Before I show you the wiring process, it is important that you understand exactly what happens with these controllers. Both the heating and cooling circuits in this controller are just switches. There is no link between the switch and the power, it is just like the light switch on your wall. If you connect a bulb to the two sides of the switch without any other wiring, it will not work. You take your power from the wall, battery or whatever source you are using to light your bulb, run it through the switch, out of the switch to the bulb, then from the bulb to the other connection on the wall, battery or where-ever you are getting your power from. It is exactly the same with these controllers.
Lets look at how we would wire up a light and light switch and then we can apply this to how we wire up a socket.
I am sure that now looks pretty simple to understand, and whilst this would work, we need to supply power to the STC itself and possibly to a cooling circuit, as well in which case, it would be a bit of a pain having to use 3 plugs for your controller, one to power the controller, one for heating and one for cooling, so we try to do everything with just one plug, and it is at this point the wiring seems to get very complex, but if you take it one step at a time, it is still very simple.
We are going to need to join several wires together if we want to power the finished controller from a single plug, and terminal strips, which are also known as connector blocks, are going to be your friend for doing that. Make sure you get a terminal block that is correctly rated for the system you are building. If you have a 10 amp STC you need to make sure you have at least 10 amp blocks, but 15 amp terminal strips are the most common so just go with those. Not all wires are created equal, so you will also need to ensure whatever cable you are using to wire the system up will handle the current you are going to be using. If you are going to run a heating circuit, you cannot just use the thin wire that you see on a desk lamp, you need the type of cable used on kettles and other high power devices, so when you are getting your cable, check it is rated to handle whatever wattage you intend to use on your element, or fridge if it is just used for cooling.
Before you run any wires, make sure to run them through a hole in whatever case you are going to use for your controller, or you will be rewiring it all over again in order to get it into a case. First step is to wire your connector block up. If we run some wire between terminals like this, it gets much easier to wire it to the STC and your heating / cooling circuits later. You need the wire coming from your plug into the terminal strip. Then a little loop of wire coming out of the block your plug is connected to and going into the next block. The aim is to have three blocks all connected with live wires, three with neutral and two with earth.
At this point you now have to connect 4 wires to the STC. Three live wires to the power supply (1), heating (5) and cooling (7) connectors and one neutral to the other power supply terminal (2) on the STC. Please double check the diagram on your controller to make sure the terminal numbers are the same, as it has been known for some cheaper copies of the genuine STC controller to use different terminal numbering..
Next we connect the heating circuit to your heater. It doesn’t matter if this is a little tube heater, a heat mat, pad, belt, lamp for a fermenting chamber, or an element for a HLT, the method is exactly the same. Just remember if you are using a powerful element, all the cable used in the system right from the wall plug to the element and back must be capable of handling the current for your element.
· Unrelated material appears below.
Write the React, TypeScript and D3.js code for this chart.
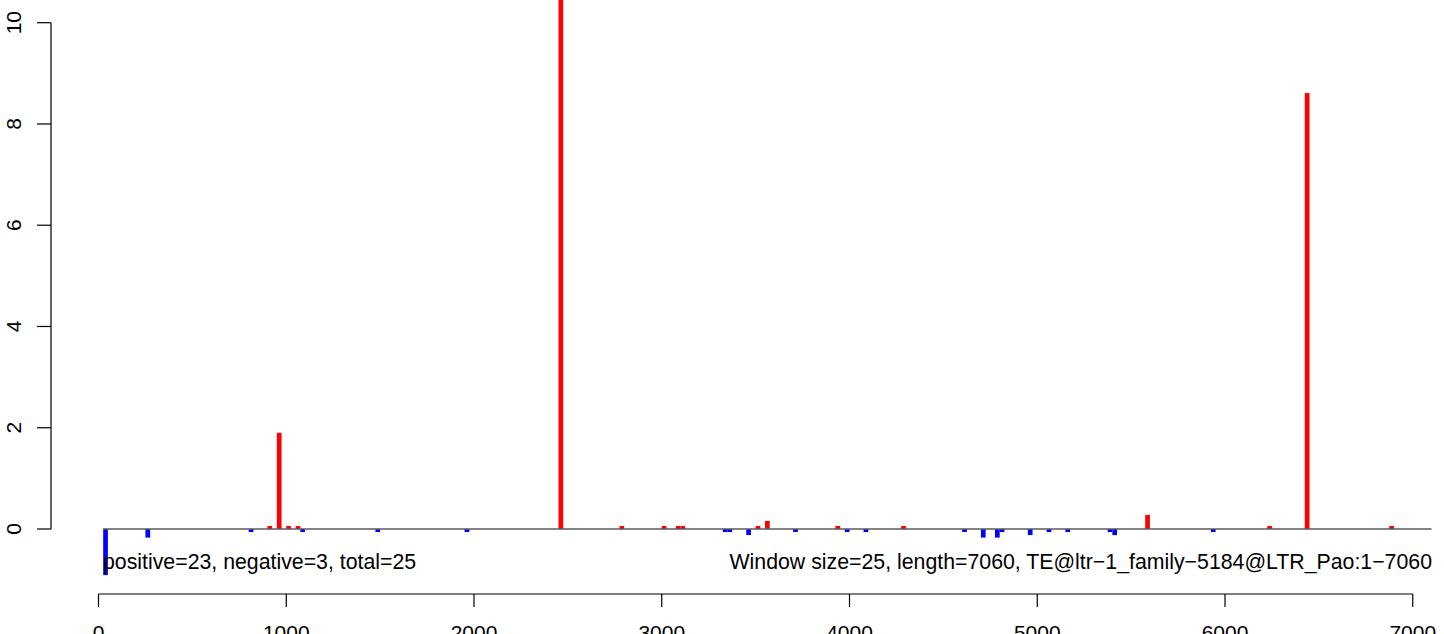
import React from "react";
import * as d3 from "d3";

// Window starts (bp) and scores
const windowSize = 25;
const posStarts = [900, 950, 1000, 1050, 2450, 2775, 3000, 3075, 3100, 3500, 3550, 3925, 4275, 5575, 6225, 6425, 6875];
const posValues = [0.06, 1.9, 0.06, 0.06, 10.9, 0.06, 0.06, 0.06, 0.06, 0.06, 0.16, 0.06, 0.06, 0.28, 0.06, 8.61, 0.06];
const negStarts = [25, 250, 800, 1075, 1475, 1950, 3325, 3350, 3450, 3700, 3975, 4075, 4600, 4700, 4775, 4800, 4950, 5050, 5150, 5375, 5400, 5925];
const negValues = [-0.91, -0.17, -0.06, -0.06, -0.06, -0.06, -0.06, -0.06, -0.12, -0.06, -0.06, -0.06, -0.06, -0.17, -0.17, -0.06, -0.12, -0.06, -0.06, -0.06, -0.12, -0.06];
const xTicks = [0, 1000, 2000, 3000, 4000, 5000, 6000, 7000];
const yTicks = [0, 2, 4, 6, 8, 10];
const leftLabel = "positive=23, negative=3, total=25";
const rightLabel = "Window size=25, length=7060, TE@ltr\u22121_family\u22125184@LTR_Pao:1\u22127060";
const baselineRange = [25, 7100];

const W = 1444;
const H = 634;
const FONT = "'Liberation Sans', Arial, Helvetica, sans-serif";

export default function App() {
  const x = d3.scaleLinear().domain([0, 7000]).range([98.5, 1412.75]);
  const y = d3.scaleLinear().domain([0, 10]).range([529, 22.7]);
  const bars = [
    ...posStarts.map((s, i) => ({ s, v: posValues[i], c: "#FF0000" })),
    ...negStarts.map((s, i) => ({ s, v: negValues[i], c: "#0000FF" })),
  ];
  const axisY = 594;
  const axisX = 51;
  return (
    <div style={{ position: "absolute", left: 0, top: 0 }}>
      <svg width={W} height={H} style={{ display: "block" }} fontFamily={FONT}>
        <rect width={W} height={H} fill="#fff" />
        {bars.map((b, i) => {
          const x0 = x(b.s);
          const x1 = x(b.s + windowSize);
          const y0 = y(0);
          const y1 = y(b.v);
          return (
            <rect key={i} x={x0} width={x1 - x0} y={Math.min(y0, y1)} height={Math.abs(y1 - y0)} fill={b.c} />
          );
        })}
        <line x1={x(baselineRange[0])} x2={x(baselineRange[1])} y1={y(0)} y2={y(0)} stroke="#5a5a5a" strokeWidth={1.3} />
        {/* y axis */}
        <line x1={axisX} x2={axisX} y1={y(yTicks[0])} y2={y(yTicks[yTicks.length - 1])} stroke="#000" strokeWidth={1.2} />
        {yTicks.map((t) => (
          <g key={t}>
            <line x1={axisX - 14} x2={axisX} y1={y(t)} y2={y(t)} stroke="#000" strokeWidth={1.2} />
            <text transform={`translate(21,${y(t)}) rotate(-90)`} textAnchor="middle" fontSize={21} fill="#000">
              {t}
            </text>
          </g>
        ))}
        {/* x axis */}
        <line x1={x(xTicks[0])} x2={x(xTicks[xTicks.length - 1])} y1={axisY} y2={axisY} stroke="#000" strokeWidth={1.2} />
        {xTicks.map((t) => (
          <g key={t}>
            <line x1={x(t)} x2={x(t)} y1={axisY} y2={axisY + 13} stroke="#000" strokeWidth={1.2} />
            <text x={x(t)} y={640} textAnchor="middle" fontSize={21} fill="#000">
              {t}
            </text>
          </g>
        ))}
        <text x={103} y={569} fontSize={21.3} fill="#000">{leftLabel}</text>
        <text x={1432} y={569} fontSize={21.3} fill="#000" textAnchor="end">{rightLabel}</text>
      </svg>
    </div>
  );
}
There are 3 wires to connect here. The live goes to the empty heating terminal (6) on the controller. The neutral goes to one of the empty blue terminals on the terminal block and the earth, if your heating device has one, goes to the earth section on your terminal block.
Connecting up your cooling device is just a repeat of the last step, using the remaining empty connectors. Live goes to the empty cooling terminal (8), neutral to the remaining empty neutral block on your terminal strip and earth to the empty earth connector on the strip.
That is the wiring completed. The same technique can be used for most controllers. If they show you the same symbol for the heating or cooling connections, then what you are looking at is just a switch, so you need to supply it with power for it to do anything.
Your completed controller should end up looking something like this once it is mounted. In this case you are looking at the bottom of the controller instead of the top, so the wires appear to be the other way round from the diagram. .
Hope you found this step by step guide useful.